-- Start --
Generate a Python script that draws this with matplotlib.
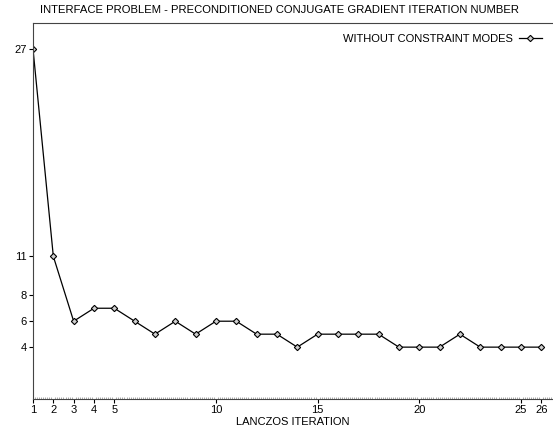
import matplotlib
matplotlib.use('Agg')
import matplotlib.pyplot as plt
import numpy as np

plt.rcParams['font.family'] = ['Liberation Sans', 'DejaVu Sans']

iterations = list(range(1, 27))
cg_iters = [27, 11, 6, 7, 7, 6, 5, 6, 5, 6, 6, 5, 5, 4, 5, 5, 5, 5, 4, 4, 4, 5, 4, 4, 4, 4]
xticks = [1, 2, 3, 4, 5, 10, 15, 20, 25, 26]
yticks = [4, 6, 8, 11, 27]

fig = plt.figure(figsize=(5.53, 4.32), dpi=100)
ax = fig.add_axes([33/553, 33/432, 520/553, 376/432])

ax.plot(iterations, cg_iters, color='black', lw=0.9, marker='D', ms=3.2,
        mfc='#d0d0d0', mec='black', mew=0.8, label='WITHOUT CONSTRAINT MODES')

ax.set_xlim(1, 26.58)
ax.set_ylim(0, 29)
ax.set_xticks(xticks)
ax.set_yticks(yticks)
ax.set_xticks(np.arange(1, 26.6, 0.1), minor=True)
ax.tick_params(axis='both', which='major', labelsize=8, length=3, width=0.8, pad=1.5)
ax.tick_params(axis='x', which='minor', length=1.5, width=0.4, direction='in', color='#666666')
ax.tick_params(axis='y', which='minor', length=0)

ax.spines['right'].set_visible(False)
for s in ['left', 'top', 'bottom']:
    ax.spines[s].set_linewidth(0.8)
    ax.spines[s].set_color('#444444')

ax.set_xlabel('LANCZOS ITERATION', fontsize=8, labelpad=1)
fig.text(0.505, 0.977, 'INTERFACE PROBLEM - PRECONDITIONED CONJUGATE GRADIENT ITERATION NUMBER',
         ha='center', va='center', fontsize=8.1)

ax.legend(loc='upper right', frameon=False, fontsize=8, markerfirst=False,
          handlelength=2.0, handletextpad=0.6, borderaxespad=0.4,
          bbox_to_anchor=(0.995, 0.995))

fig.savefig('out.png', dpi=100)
-- End --
*Task to carry out:*
Set down again, exactly, the lines of the material above from its first line to the one with "mfc='#d0d0d0', mec='black', mew=0.8, label='WITHOUT", inclusive. Leave the pictures out.

*Task output:*
Generate a Python script that draws this with matplotlib.
import matplotlib
matplotlib.use('Agg')
import matplotlib.pyplot as plt
import numpy as np

plt.rcParams['font.family'] = ['Liberation Sans', 'DejaVu Sans']

iterations = list(range(1, 27))
cg_iters = [27, 11, 6, 7, 7, 6, 5, 6, 5, 6, 6, 5, 5, 4, 5, 5, 5, 5, 4, 4, 4, 5, 4, 4, 4, 4]
xticks = [1, 2, 3, 4, 5, 10, 15, 20, 25, 26]
yticks = [4, 6, 8, 11, 27]

fig = plt.figure(figsize=(5.53, 4.32), dpi=100)
ax = fig.add_axes([33/553, 33/432, 520/553, 376/432])

ax.plot(iterations, cg_iters, color='black', lw=0.9, marker='D', ms=3.2,
        mfc='#d0d0d0', mec='black', mew=0.8, label='WITHOUT CONSTRAINT MODES')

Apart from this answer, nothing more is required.